Illinois political corruption is so common that few people even notice, but a crooked stunt by the leaders of a suburban town just outside Chicago is so outrageous it's making national headlines.
William Shaw, mayor of the Village of Dolton on the south end of the Chicago sprawl, has hired his twin brother to "root out corruption" ... for $70,000 a year.
As of Tuesday, Robert Shaw has the newly created position of Inspector General of Dolton, but his contract specifically prohibits him from investigating his identical twin brother or any of the town trustees who approved the scheme.
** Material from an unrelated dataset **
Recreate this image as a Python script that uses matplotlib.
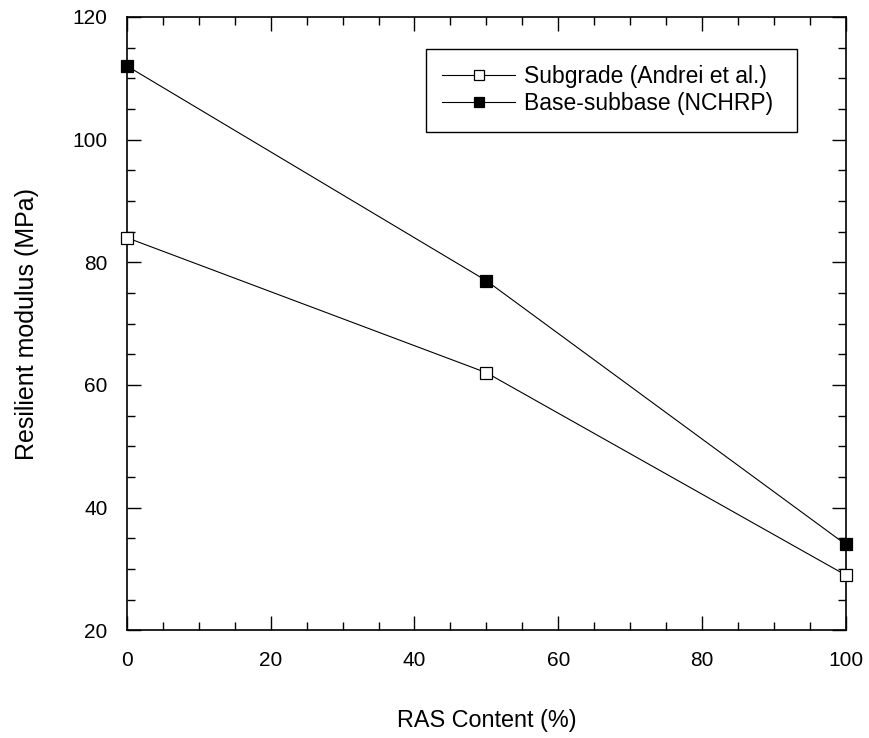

It seems the twin Shaw will have to focus his anti-corruption campaign on the town clerk, Veronica Gray, or maybe on the four-person park district or the trustees of the local library.
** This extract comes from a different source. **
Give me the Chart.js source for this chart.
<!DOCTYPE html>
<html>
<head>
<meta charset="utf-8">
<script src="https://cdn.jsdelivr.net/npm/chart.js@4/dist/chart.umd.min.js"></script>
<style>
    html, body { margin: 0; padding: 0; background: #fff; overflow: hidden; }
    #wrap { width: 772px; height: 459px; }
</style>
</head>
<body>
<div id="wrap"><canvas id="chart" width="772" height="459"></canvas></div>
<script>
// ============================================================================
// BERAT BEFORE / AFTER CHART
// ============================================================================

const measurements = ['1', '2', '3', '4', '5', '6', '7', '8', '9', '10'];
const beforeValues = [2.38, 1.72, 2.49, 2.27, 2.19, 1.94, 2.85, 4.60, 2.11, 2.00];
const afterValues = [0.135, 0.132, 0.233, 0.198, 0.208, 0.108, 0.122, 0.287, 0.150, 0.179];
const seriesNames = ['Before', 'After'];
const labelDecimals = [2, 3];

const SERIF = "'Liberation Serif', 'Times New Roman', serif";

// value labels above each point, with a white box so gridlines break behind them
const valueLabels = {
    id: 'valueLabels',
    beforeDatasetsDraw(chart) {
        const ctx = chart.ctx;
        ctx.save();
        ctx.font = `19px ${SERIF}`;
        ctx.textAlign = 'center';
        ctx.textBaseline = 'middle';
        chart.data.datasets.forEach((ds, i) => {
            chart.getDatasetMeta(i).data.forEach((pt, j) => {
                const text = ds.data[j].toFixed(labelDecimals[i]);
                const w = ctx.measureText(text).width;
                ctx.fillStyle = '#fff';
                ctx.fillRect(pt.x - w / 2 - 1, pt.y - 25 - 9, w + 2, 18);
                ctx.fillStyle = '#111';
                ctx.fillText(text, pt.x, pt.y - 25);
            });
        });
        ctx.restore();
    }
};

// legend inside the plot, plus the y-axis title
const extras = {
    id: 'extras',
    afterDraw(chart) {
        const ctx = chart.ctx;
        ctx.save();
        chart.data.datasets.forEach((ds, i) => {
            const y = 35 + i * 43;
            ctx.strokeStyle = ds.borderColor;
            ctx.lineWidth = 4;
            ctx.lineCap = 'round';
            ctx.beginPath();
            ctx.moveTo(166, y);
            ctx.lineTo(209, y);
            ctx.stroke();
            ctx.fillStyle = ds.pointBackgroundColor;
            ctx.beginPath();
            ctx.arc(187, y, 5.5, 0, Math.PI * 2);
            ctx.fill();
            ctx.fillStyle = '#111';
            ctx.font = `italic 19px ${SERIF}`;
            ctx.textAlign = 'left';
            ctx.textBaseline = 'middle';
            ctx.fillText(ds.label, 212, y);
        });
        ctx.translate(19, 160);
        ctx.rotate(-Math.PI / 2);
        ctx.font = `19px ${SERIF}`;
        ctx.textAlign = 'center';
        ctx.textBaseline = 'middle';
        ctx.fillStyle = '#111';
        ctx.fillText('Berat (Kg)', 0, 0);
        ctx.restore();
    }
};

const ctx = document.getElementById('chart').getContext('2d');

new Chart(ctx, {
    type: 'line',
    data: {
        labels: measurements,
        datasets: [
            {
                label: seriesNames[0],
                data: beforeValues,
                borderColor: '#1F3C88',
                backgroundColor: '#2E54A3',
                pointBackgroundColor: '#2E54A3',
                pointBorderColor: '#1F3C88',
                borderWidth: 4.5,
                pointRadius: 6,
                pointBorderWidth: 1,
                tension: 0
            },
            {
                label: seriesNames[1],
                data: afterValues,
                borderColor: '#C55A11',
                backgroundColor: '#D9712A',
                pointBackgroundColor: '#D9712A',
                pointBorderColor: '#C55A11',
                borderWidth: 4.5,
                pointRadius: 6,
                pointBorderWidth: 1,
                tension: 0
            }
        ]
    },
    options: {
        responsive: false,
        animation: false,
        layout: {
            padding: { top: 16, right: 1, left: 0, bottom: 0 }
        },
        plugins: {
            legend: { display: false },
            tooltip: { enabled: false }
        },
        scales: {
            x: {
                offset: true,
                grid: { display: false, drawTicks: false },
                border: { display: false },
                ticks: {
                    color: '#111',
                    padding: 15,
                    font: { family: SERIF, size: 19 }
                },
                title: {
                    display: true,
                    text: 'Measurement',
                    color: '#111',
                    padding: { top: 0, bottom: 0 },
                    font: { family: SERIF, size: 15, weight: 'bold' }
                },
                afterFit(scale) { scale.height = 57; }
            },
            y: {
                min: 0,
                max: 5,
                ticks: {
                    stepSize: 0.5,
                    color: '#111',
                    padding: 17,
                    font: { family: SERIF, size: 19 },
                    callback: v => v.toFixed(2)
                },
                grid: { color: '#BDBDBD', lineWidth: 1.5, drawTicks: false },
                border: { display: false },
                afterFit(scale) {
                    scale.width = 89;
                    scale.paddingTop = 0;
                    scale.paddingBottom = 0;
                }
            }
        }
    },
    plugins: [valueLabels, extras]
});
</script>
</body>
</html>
Village spokesman Sean Howard admitted there wasn't any actual corruption going on, but they still need the twin Shaw because "neighboring towns have fallen into it."
"We want to be proactive," Howard said. When a reporter suggested the whole thing was fishy, Howard went nuts.
"Show me where this is illegal," Howard yelled. "It is not illegal. [Robert Shaw] is qualified. There is no conflict of interest. There is not even an appearance of impropriety. There is nothing improper."
In a town where the median income for a whole family is $52,725, Shaw is getting $70,000 plus benefits ... and he's just a "contract employee," so he doesn't even have show up for work.
William Shaw, 68, has lost three consecutive local elections, the Chicago Sun-Times reported.
Jay Stewart, executive director of the Better Government Association, called the Shaw scheme "a gigantic waste of time and money."
"Even by Chicagoland standards, this stands out as a particularly shameless and wasteful ploy. It's a $70,000 joke on the taxpayers of Dolton."